In a statement that is close to Pakistan’s longstanding position, UN Secretary General Ban Ki-moon has urged that the drones be used for what he called photography (for intelligence gathering) and that their use as a weapon must be subject to international law.
So what’s next? Will Islamabad now move a resolution in the UN or see to it that the force of the opinion generated by his words does not peter out as symbolic monologue? Not surprisingly, the Secretary General was concerned about civilian casualties, something that is far from sympathetic to US posture. The concerns are enough to call for their cessation or better still if a mechanism is worked out with which Pakistan is given the liberty to control the programme, the aspect of legality will be addressed to a certain degree.
But sadly such requests have been turned down in the past; and what is worse Islamabad has even been levelling the charge that the aerial attacks go so far as to discriminate between groups that are active in Afghanistan and those that are no harm to Pakistan.

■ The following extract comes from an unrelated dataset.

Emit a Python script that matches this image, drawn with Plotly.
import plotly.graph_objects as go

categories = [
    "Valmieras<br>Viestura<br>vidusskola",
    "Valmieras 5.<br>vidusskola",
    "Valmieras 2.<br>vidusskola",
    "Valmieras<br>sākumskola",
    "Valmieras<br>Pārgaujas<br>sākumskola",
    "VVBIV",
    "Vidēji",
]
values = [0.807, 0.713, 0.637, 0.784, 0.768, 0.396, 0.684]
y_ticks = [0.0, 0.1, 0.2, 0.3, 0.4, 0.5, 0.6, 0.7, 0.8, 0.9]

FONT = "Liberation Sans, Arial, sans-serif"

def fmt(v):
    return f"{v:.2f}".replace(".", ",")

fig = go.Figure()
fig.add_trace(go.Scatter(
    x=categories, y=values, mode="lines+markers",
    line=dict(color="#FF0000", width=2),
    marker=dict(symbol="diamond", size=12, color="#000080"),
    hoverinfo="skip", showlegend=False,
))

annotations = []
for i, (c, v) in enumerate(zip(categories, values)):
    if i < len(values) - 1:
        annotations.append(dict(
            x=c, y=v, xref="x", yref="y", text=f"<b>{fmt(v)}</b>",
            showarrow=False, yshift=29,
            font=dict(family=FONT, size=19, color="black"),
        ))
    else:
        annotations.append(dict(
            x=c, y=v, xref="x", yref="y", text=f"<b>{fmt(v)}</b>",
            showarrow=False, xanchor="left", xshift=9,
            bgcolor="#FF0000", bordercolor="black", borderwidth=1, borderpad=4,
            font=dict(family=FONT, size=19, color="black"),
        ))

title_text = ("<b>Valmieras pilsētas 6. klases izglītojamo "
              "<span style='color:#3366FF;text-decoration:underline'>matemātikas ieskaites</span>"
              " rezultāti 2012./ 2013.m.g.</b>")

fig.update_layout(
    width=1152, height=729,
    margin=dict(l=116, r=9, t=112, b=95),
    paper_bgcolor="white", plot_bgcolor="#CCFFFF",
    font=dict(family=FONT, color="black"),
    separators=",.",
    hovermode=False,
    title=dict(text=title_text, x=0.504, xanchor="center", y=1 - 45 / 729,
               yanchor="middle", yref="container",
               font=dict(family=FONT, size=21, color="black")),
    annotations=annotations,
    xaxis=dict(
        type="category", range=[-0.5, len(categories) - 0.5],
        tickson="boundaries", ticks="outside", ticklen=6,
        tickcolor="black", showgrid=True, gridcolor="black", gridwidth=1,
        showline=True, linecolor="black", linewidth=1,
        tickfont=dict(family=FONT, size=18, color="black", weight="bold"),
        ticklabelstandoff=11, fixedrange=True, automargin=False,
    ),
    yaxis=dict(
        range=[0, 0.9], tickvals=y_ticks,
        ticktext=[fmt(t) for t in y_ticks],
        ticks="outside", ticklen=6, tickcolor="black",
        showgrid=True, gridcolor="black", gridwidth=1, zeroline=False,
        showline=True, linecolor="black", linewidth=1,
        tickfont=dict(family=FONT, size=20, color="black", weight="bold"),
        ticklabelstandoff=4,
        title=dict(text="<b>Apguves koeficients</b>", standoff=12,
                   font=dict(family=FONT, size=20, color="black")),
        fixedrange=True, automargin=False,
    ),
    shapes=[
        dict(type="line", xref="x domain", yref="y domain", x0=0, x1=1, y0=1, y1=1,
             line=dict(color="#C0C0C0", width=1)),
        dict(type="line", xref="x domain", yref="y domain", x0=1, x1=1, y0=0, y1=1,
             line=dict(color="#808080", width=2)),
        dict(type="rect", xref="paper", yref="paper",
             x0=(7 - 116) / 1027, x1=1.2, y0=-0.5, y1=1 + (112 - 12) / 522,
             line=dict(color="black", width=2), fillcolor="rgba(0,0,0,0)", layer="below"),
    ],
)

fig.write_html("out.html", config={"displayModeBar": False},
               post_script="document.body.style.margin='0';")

But there is no guarantee that their use by Pakistani authorities would completely take out the element of civilian casualties. So even considered from that angle, they fall on the wrong side of the humanitarian law and hence the call to stick only to surveillance gathering purposes.
Notions such as the end justifies the means are only a dangerous precedent since already more and more countries are arming themselves with UAVs and not only that, some of them are intent on flaunting their new toys. At times just to provoke their opponents like Israel that recently carried out an attack in Syria. Ban Ki-moon’s exhortation that international law ought to be followed must be heeded, lest these UAVs and the lack of compassion that fuels them spiral out of control.